Friday, December 08, 2006

alabama-centric

edit: this post, less than 12 hours removed from it being published, is now irrelevant. all except the bottom part about mark gottfried sucking. i stick to that until i am swayed otherwise.

there is no telling how many hundreds upon thousands of bloggers, journalists, what-have-you will comment on this today, but i haven't said much about alabama football all season (not that i've had much reason to), so i'll weigh in with my two cents. i will admit to feeling a little conflicted about the hiring of rich rodriguez. i am sure most rational bama fans may share this feeling with me. now, don't get me wrong. from the word go, once the initial list of names was published, i have been on record rooting for coach rich to be the guy. his offense at west virginia is fun to watch. he has taken that program from mediocrity to bcs-worthy in a very short period of time. he is passionate. he reaks of the "discipline" that oh-so-many alabama fans have been yipping and yelling that mike shula was incapable of doling out. long story short, there isn't one thing to be unhappy with regarding the thought of rich rodriguez being a perfect remedy for what ails ALABAMA FOOTBALL (cue elephant whinny)....

except for the whole, "i am not not leaving west virginia" schtick that he has been playing the last couple of weeks. it doesn't take me or any joe bama fan long to remember the franchione debacle. good to great coach turning bama around bolts for what we know now was his dream job. franchione leaves without telling his players good-bye. sayonara. good riddance. enter mike price. exit mike price. enter mike shula. gag me with a spoon. it sucked. the whole thing sucked. and i can imagine that the way joe bama fan felt back then is exactly what joe west virginia fan is thinking today. "how could he do this?" "he said he was staying." "this is his home." "traitor." "son of a bitch." "wtf." the list goes on and on. and therein lies the reason for my confliction. yes, it is great that bama got a good to great coach. but at what cost? the players he leaves behind may forgive him, but they will not forget this betrayal. they will not forget him being in their living rooms, gushing over his recently signed contract extension, promising his recruits that he will be at west virginia until his grandkids graduate mountaineers.

thankfully, west virginia is a long way away from tuscaloosa. the ill feelings that people have for him up north shouldn't affect the image of the shiny new 2 million dollar coach walking into the homes of high school seniors down in dixie.

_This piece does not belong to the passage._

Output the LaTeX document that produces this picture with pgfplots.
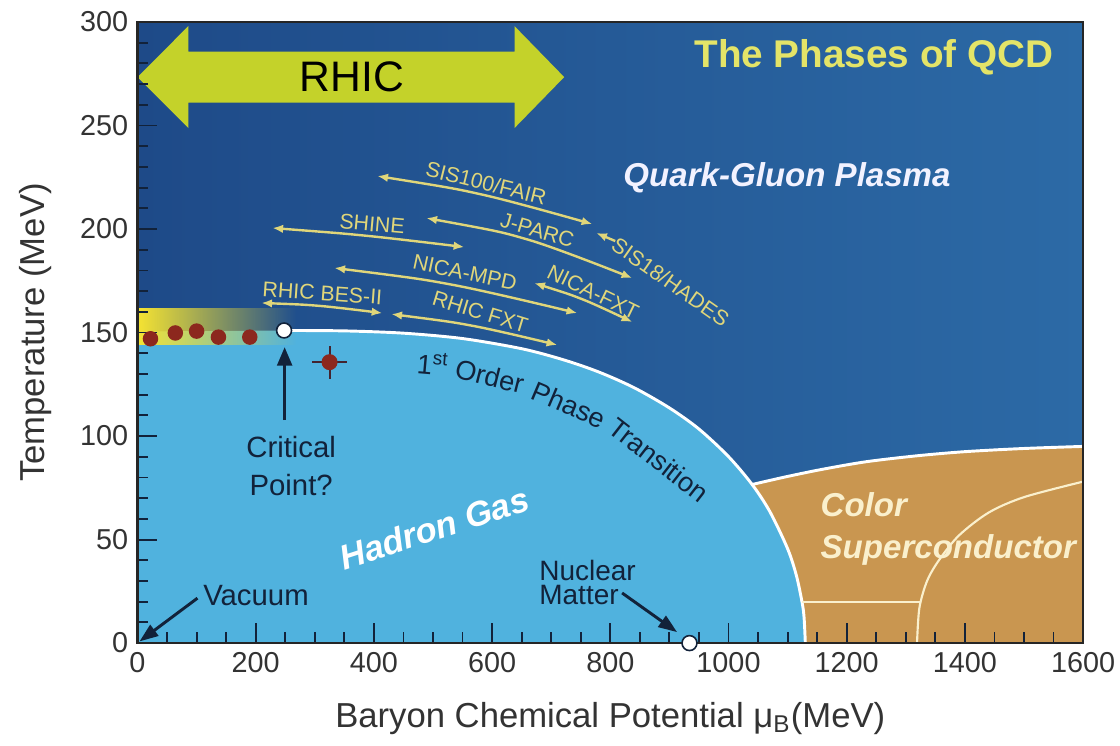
\documentclass[border=0pt]{standalone}
\usepackage{pgfplots}
\pgfplotsset{compat=1.18}
\usepackage{fontspec}
\setmainfont{Liberation Sans}
\usetikzlibrary{arrows.meta,fadings}

\definecolor{qgpL}{RGB}{30,74,136}
\definecolor{qgpR}{RGB}{44,106,166}
\definecolor{hadron}{RGB}{80,178,222}
\definecolor{csc}{RGB}{201,150,80}
\definecolor{rhic}{RGB}{196,210,42}
\definecolor{titley}{RGB}{228,228,104}
\definecolor{fac}{RGB}{224,214,122}
\definecolor{dotred}{RGB}{140,40,30}
\definecolor{navy}{RGB}{18,34,58}
\definecolor{cream}{RGB}{250,240,205}
\definecolor{band}{RGB}{246,228,50}

\newcommand{\fs}[1]{\fontsize{#1}{#1}\selectfont}

\begin{document}
\begin{tikzpicture}
\path[use as bounding box] (-51.56pt,-38.27pt) rectangle (368.44pt,241.15pt);
\begin{axis}[
  scale only axis, width=354.6pt, height=232.9pt,
  xmin=0, xmax=1600, ymin=0, ymax=300,
  clip=false,
  axis background/.style={left color=qgpL, right color=qgpR},
  xtick={0,200,...,1600}, ytick={0,50,...,300},
  minor x tick num=3, minor y tick num=4,
  tick pos=left, tick align=inside,
  major tick length=7.5pt, minor tick length=4pt,
  tick style={navy, line width=0.7pt},
  axis line style={black!85, line width=0.8pt},
  axis on top,
  ticklabel style={font=\fs{10.8}, text=black!80},
  /pgf/number format/assume math mode=true,
  /pgf/number format/1000 sep={},
  xlabel={Baryon Chemical Potential μ\textsubscript{B}(MeV)},
  ylabel={Temperature (MeV)},
  label style={font=\fs{13}, text=black!80},
  xlabel style={at={(axis description cs:0.5,-0.121)}, anchor=center},
  ylabel style={at={(axis description cs:-0.108,0.5)}, anchor=center},
]
% colour superconductor region
\addplot[fill=csc, draw=none] coordinates {(1000,0)(1000,76.6)(1040,76.6)(1100,80.5)(1160,84)(1233,87.6)(1320,90.5)(1402,92.5)(1500,94)(1600,95)(1600,0)};
% hadron gas region
\addplot[fill=hadron, draw=none] coordinates {(0,0)(0,150.5)(250,151)(350,150.8)(450,149.7)(550,147.1)(650,142.2)(720,136.9)(780,131)(840,123.4)(900,113.6)(950,103.4)(1000,90.1)(1040,76.6)(1070,63.5)(1100,45.6)(1115,32.5)(1125,18.9)(1128,11.9)(1130,0)};
% yellow band
\addplot[fill=band, draw=none, path fading=east] coordinates {(0,144)(268,144)(268,162)(0,162)};
% boundaries
\addplot[white, line width=1.1pt, smooth] coordinates {(250,151)(350,150.8)(450,149.7)(550,147.1)(650,142.2)(720,136.9)(780,131)(840,123.4)(900,113.6)(950,103.4)(1000,90.1)(1040,76.6)(1070,63.5)(1100,45.6)(1115,32.5)(1125,18.9)(1128,11.9)(1130,0)};
\addplot[white, line width=1.1pt, smooth] coordinates {(1040,76.6)(1100,80.5)(1160,84)(1233,87.6)(1320,90.5)(1402,92.5)(1500,94)(1600,95)};
\addplot[cream, line width=0.8pt] coordinates {(1125,20)(1325,20)};
\addplot[cream, line width=0.8pt, smooth] coordinates {(1319,0)(1323,17)(1336,30)(1356,40)(1390,52)(1440,63)(1500,70.5)(1600,78)};

% facility arrows
\pgfplotsset{fa/.style={fac, line width=0.9pt, smooth, {Latex[length=4pt,width=3.2pt]}-{Latex[length=4pt,width=3.2pt]}}}
\addplot[fa] coordinates {(405.9,225.6)(586.8,216.4)(769.5,202.4)};
\addplot[fa] coordinates {(228.3,200.5)(392.4,196.6)(553,191.3)};
\addplot[fa] coordinates {(488.8,205.3)(662.9,194.7)(837.1,176.3)};
\addplot[fac, line width=0.9pt, {Latex[length=4pt,width=3.2pt]}-] coordinates {(776.3,198.1)(808.4,194.2)};
\addplot[fa] coordinates {(333.2,181.2)(536.1,172.9)(744.1,159.4)};
\addplot[fa] coordinates {(671.4,173.9)(756,165.7)(837.1,155.1)};
\addplot[fa] coordinates {(209.7,164.3)(311.2,162.8)(414.3,159.4)};
\addplot[fa] coordinates {(429.6,158.9)(569.9,153.1)(710.3,144.0)};

\node[fac, font=\fs{8}, rotate=-14] at (590,222.2) {SIS100/FAIR};
\node[fac, font=\fs{8}, rotate=-5] at (397,202.4) {SHINE};
\node[fac, font=\fs{8}, rotate=-16] at (676.5,199.5) {J-PARC};
\node[fac, font=\fs{8}, rotate=-35] at (902,174.5) {SIS18/HADES};
\node[fac, font=\fs{8}, rotate=-12] at (554,179) {NICA-MPD};
\node[fac, font=\fs{8}, rotate=-26] at (771,169.5) {NICA-FXT};
\node[fac, font=\fs{8}, rotate=-4] at (312.9,169.1) {RHIC BES-II};
\node[fac, font=\fs{8}, rotate=-17] at (580,159.9) {RHIC FXT};

% data points
\addplot[only marks, mark=*, mark size=2.7pt, color=dotred] coordinates {(22,147)(64,149.8)(100,150.7)(137,147.8)(190,147.8)};
\addplot[only marks, mark=*, mark size=2.8pt, color=dotred,
  error bars/.cd, x dir=both, x explicit, y dir=both, y explicit, error mark=none,
  error bar style={navy!60!dotred, line width=0.8pt}] coordinates {(325,135.7) +- (29,8)};
\addplot[only marks, mark=*, mark size=2.8pt, mark options={fill=white, draw=navy, line width=0.6pt}] coordinates {(248,151)(934,0)};

% black arrows
\addplot[navy, line width=1.3pt, -{Triangle[length=7pt,width=5.5pt]}] coordinates {(249,107.7)(249,143)};
\addplot[navy, line width=1.1pt, -{Triangle[length=7pt,width=5pt]}] coordinates {(101.5,21.7)(3.4,0.8)};
\addplot[navy, line width=1.1pt, -{Triangle[length=7pt,width=5pt]}] coordinates {(820,24.2)(913,5.3)};

% texts
\node[navy, font=\fs{11}] at (260,94.7) {Critical};
\node[navy, font=\fs{11}] at (260,76.3) {Point?};
\node[navy, font=\fs{11}] at (200.5,23.2) {Vacuum};
\node[navy, font=\fs{10.5}, anchor=west] at (664,35.3) {Nuclear};
\node[navy, font=\fs{10.5}, anchor=west] at (664,23.2) {Matter};

\node[white, font=\bfseries\itshape\fs{13}, rotate=18] at (502,55.6) {Hadron Gas};
\node[white!95!blue, font=\bfseries\itshape\fs{12.4}] at (1099,224.6) {Quark-Gluon Plasma};
\node[titley, font=\bfseries\fs{14.5}] at (1246,283) {The Phases of QCD};
\node[cream, font=\bfseries\itshape\fs{12.4}, anchor=west] at (1140,66.7) {Color};
\node[cream, font=\bfseries\itshape\fs{12.4}, anchor=west] at (1140,45) {Superconductor};

\node[navy, font=\fs{10.2}, rotate=-5] at (500,135) {1\textsuperscript{st}};
\node[navy, font=\fs{10.2}, rotate=-14] at (596,129) {Order};
\node[navy, font=\fs{10.2}, rotate=-23] at (730,115) {Phase};
\node[navy, font=\fs{10.2}, rotate=-38] at (882,88.5) {Transition};

% RHIC arrow
\addplot[fill=rhic, draw=none] coordinates {(0,273.4)(86,298)(86,285.7)(638,285.7)(638,298)(722,273.4)(638,248.8)(638,261.1)(86,261.1)(86,248.8)};
\node[black, font=\fs{16}] at (363,273.4) {RHIC};
\end{axis}
\end{tikzpicture}
\end{document}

i do hate it for the people of wvu. i know what you are thinking this morning. it's not hard to understand how the incredible pay raise, the lure of the sec, the chance to be the next bear could lure your native son away. it's just hard, period. sorry. and thanks for the coach.

etc...if alabama basketball has top five talent (and they do), and their coach cannot defend the three, what do you have? a four or five seed that will have to pull a major upset (think last year and ucla) just to get out of the first weekend of the ncaa tourney. if alabama has two first round picks (and they do), and their coach is going to allow the taller one to audition for the nba by taking jumpers and three point shots instead of playing to his strengths, what do you have? see above. if alabama has a chance pull off a special season (and they do), they need to decide before january what kind of team they are. last night was waaaaaaaaayyyyy too familiar, and i already can't stand mark gottfried as a bench coach. a coach that is constantly outcoached. we got beat by a bunch of white boys shooting threes....again. just like last year.

roll tide?

Monday, December 04, 2006

you're so vain
(you probably think this blog is about you)


but it's not.
i mean, it could be.
but, there's a good chance it's not.
unless you are white.
or black.
or stupid.
or eat too much.
or asian.
or a cundiff.
or something else.
or blonde.
maybe even brunette.
this is not about you.
it could be.
and you may know it.
you may not.
but don't worry.
it's not about you.
unless you deserve it.
and you probably do.
and if you do, well...
that's your own fault.
i don't want it to be about you.
i want it to be about me.
which it is.
and isn't.
but know this.
you better take your shoes off.
even if this isn't about you.
this is holy ground.
so says jesus.
or some guy in the bible.
wow.
you're so vain.
but so am i.

so, i've been a bachelor this weekend. the baby girl and the baby's momma have been out of town. i've never been such a slacker as i got to be this weekend. i watched a lot of football. i mean, a lot of football. some basketball. i watched mission impossible 3 and fell in love with tom cruise all over again. how can you not love a guy that, when running full out, runs so straight up. the only other person that runs that straight up is sprinter michael johnson. all tom needs is the gold shoes. that would be hot. what else did i watch? i watched some bcs selection show. thankfully, i don't have to rant about michigan. i watched some zone and was reminded that no one in their right mind would ever want to coach at alabama. yesterday morning, i watched as a "hunter" killed a hippopotamus with a bow and arrow. really quite disturbing actually. i love "hunters". i wish they would shoot each other. now, that would be good television. you should have seen this guy. he was crying over the top of his hippo he was so overjoyed. the zambian villagers were looking at him like, "man, this guy is really a douchebag, but can we have some of that meat?" i spent some quality time on the computer and ate four times. i worked out to make myself feel better about eating four times and lounging on the couch for two days straight and last but not least, i went to a memorial service.

even though she was nervous, donna did a great job with the service. it was good to see tara and ted for the first time in a while, even though the circumstances for bringing us together were really quite tragic. i will miss lou ann. for tara mainly. being married to someone that speaks to their mom at least once every day makes me very sad that tara will not have that chance. her dad will be there. and he will be awesome. it's just not very fair. i was happy to be there for tara and proud for the young woman she has grown up to be. a lot more confident than when we first met, huh tara? i guess that's what seven years can do for you. that and good friends and better family and an above average youth director. right? right? see, i told you this was about me. :)

and so, today, i enter back into the real world of dog poop, silly bird questions, crickets, feeder mice, daughters and wives. i get off the couch and back to "grind". "the grind" should be like this for everyone. not one ounce of me dreads getting back to work today. things could be worse i suppose.